Task goal:
Please give back word for word the lines below, from the first one through the one with "6000, 7000, 8000];".

Recorded data:
## BEGIN

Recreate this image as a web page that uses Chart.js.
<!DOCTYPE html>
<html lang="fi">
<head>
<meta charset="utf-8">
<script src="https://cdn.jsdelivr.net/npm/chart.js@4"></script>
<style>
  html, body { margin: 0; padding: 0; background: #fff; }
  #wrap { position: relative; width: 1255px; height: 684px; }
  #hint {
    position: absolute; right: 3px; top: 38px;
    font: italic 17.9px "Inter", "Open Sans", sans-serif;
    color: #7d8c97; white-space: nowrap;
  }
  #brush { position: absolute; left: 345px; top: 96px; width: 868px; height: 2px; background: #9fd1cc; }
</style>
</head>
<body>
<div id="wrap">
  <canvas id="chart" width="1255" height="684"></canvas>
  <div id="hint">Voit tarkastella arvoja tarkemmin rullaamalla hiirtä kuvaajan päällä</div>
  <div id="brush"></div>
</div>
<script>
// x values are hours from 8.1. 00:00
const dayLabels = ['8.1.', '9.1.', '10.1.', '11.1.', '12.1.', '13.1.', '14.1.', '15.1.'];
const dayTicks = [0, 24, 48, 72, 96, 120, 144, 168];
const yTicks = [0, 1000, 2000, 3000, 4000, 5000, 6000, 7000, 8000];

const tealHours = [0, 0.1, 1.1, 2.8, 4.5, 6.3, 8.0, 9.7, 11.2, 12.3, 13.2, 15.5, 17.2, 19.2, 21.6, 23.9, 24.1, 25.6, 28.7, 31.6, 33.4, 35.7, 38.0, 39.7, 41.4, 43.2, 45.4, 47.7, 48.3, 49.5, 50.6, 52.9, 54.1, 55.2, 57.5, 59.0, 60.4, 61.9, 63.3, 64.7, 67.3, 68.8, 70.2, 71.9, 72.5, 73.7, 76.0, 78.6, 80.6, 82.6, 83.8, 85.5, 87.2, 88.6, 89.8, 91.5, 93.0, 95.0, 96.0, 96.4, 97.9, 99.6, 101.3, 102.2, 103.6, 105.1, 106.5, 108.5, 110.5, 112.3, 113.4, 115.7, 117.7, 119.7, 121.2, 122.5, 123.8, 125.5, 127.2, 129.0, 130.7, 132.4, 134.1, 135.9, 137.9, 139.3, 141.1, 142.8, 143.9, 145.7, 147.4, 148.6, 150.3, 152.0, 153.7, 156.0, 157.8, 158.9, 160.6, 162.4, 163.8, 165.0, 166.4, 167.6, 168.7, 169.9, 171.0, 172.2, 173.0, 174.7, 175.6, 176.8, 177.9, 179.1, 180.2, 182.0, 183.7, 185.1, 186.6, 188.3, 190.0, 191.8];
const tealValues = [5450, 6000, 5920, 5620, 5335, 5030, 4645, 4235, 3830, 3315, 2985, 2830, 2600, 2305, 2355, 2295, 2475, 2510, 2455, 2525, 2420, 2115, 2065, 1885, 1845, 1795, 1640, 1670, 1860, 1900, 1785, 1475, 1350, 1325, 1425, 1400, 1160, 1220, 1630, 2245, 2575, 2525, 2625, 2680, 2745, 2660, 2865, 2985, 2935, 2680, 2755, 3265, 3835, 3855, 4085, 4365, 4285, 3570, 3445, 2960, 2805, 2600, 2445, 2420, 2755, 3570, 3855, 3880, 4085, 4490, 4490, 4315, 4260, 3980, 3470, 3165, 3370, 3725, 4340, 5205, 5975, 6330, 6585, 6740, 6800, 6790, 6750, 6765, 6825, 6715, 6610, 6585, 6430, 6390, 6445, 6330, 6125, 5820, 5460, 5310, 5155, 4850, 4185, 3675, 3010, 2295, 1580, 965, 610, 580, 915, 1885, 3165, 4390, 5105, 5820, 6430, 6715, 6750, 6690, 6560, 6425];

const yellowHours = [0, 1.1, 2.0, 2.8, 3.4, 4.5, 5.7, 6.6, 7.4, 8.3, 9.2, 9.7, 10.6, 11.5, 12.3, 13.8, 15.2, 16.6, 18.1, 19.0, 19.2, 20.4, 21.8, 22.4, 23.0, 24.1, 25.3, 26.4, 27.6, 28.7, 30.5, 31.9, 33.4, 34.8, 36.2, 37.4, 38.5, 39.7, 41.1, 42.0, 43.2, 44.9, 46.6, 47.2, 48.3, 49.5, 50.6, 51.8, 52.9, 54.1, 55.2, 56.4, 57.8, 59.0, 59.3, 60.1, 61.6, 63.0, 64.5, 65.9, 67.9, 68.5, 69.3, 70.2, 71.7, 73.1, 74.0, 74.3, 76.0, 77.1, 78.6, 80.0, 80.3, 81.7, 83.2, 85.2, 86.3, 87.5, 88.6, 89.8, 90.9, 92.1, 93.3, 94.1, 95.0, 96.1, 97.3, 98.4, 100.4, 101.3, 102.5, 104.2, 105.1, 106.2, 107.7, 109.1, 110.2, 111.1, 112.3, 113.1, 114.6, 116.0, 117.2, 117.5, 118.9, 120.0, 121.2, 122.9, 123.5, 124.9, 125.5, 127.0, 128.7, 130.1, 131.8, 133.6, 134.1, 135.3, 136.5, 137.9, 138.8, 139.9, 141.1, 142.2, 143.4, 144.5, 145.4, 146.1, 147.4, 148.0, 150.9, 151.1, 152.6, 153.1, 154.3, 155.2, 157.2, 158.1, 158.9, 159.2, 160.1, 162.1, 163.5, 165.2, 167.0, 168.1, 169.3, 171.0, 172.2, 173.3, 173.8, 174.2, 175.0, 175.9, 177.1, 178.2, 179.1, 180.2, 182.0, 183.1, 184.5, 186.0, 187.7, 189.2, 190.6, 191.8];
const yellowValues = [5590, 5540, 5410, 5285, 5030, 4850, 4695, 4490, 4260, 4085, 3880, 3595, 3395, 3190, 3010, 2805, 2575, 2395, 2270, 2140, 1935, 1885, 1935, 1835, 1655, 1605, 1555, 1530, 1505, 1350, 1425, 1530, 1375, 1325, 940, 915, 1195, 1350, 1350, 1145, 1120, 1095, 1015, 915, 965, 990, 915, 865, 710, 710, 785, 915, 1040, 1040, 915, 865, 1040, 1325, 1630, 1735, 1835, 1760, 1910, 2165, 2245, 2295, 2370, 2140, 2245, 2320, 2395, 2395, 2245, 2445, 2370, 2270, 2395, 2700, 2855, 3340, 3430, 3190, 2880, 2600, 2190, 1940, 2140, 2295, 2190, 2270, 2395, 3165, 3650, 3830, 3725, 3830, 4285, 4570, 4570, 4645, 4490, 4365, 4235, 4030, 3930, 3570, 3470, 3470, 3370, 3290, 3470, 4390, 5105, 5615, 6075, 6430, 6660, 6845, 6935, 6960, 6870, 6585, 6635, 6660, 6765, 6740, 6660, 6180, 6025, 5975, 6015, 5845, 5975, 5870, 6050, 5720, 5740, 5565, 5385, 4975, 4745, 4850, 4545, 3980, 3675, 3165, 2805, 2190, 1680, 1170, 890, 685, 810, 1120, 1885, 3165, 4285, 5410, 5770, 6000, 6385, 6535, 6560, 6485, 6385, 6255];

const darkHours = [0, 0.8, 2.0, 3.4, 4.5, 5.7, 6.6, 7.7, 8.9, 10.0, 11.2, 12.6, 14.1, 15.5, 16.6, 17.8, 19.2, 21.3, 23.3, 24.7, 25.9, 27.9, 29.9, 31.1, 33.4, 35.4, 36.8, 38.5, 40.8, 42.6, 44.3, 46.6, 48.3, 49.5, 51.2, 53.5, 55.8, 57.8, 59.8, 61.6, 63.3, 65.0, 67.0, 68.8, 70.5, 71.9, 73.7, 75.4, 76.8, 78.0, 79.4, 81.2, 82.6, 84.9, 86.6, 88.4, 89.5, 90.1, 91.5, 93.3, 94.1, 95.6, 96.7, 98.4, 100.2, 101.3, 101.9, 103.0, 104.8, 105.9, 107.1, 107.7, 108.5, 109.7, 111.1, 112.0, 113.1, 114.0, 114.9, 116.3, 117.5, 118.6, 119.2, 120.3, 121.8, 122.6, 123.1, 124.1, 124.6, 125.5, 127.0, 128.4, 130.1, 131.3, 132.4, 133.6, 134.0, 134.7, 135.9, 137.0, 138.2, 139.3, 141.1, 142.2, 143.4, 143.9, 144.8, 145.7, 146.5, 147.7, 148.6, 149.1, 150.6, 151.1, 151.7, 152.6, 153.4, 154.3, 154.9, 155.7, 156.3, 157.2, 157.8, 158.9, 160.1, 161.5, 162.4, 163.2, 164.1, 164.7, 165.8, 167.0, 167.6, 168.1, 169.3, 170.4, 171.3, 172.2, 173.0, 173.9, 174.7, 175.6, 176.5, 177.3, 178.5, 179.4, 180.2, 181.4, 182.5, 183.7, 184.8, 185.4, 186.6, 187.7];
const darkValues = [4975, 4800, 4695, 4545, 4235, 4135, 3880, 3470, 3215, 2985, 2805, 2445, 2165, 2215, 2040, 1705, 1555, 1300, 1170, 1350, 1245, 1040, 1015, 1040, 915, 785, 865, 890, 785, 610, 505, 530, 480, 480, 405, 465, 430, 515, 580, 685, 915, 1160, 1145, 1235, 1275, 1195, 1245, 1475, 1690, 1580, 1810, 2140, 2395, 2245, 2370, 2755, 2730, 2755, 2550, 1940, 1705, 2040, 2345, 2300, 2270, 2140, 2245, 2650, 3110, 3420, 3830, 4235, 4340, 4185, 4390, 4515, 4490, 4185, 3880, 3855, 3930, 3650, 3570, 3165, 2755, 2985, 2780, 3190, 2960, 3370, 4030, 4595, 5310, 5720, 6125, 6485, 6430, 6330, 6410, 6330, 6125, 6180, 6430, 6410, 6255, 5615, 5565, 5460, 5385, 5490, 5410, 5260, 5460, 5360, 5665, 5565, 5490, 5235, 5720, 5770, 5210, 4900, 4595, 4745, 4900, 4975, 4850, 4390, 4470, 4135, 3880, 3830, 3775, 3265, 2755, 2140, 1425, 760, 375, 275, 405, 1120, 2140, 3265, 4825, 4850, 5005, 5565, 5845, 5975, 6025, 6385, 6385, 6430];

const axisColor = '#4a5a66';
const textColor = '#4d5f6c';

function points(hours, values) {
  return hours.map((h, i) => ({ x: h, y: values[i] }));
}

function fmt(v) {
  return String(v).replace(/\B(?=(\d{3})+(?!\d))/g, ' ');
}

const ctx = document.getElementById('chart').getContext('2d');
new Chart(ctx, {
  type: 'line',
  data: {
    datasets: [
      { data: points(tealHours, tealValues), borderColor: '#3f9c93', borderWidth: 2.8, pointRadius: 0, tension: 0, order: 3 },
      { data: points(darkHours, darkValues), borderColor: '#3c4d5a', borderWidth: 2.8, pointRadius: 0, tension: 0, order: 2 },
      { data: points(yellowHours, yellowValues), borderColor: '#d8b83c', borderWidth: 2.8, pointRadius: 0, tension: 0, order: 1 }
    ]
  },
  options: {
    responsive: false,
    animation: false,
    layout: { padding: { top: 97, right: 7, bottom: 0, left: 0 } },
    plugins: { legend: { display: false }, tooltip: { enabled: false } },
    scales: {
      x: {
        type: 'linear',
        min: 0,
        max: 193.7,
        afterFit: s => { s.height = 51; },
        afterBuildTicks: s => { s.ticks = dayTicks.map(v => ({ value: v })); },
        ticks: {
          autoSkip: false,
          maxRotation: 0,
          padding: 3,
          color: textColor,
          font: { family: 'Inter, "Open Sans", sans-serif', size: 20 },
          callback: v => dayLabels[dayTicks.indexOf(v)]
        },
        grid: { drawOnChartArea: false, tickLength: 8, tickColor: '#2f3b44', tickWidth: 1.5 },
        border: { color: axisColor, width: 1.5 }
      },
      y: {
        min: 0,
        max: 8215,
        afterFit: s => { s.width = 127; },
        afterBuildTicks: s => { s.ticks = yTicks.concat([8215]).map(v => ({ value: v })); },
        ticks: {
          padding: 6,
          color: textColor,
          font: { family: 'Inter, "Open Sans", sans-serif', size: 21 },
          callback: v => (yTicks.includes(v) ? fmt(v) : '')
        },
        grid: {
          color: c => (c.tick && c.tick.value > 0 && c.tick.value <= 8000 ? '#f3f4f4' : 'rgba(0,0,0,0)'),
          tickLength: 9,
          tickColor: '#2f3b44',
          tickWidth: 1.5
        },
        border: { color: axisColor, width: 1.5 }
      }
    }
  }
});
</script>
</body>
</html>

## END

Result for this task:
Recreate this image as a web page that uses Chart.js.
<!DOCTYPE html>
<html lang="fi">
<head>
<meta charset="utf-8">
<script src="https://cdn.jsdelivr.net/npm/chart.js@4"></script>
<style>
  html, body { margin: 0; padding: 0; background: #fff; }
  #wrap { position: relative; width: 1255px; height: 684px; }
  #hint {
    position: absolute; right: 3px; top: 38px;
    font: italic 17.9px "Inter", "Open Sans", sans-serif;
    color: #7d8c97; white-space: nowrap;
  }
  #brush { position: absolute; left: 345px; top: 96px; width: 868px; height: 2px; background: #9fd1cc; }
</style>
</head>
<body>
<div id="wrap">
  <canvas id="chart" width="1255" height="684"></canvas>
  <div id="hint">Voit tarkastella arvoja tarkemmin rullaamalla hiirtä kuvaajan päällä</div>
  <div id="brush"></div>
</div>
<script>
// x values are hours from 8.1. 00:00
const dayLabels = ['8.1.', '9.1.', '10.1.', '11.1.', '12.1.', '13.1.', '14.1.', '15.1.'];
const dayTicks = [0, 24, 48, 72, 96, 120, 144, 168];
const yTicks = [0, 1000, 2000, 3000, 4000, 5000, 6000, 7000, 8000];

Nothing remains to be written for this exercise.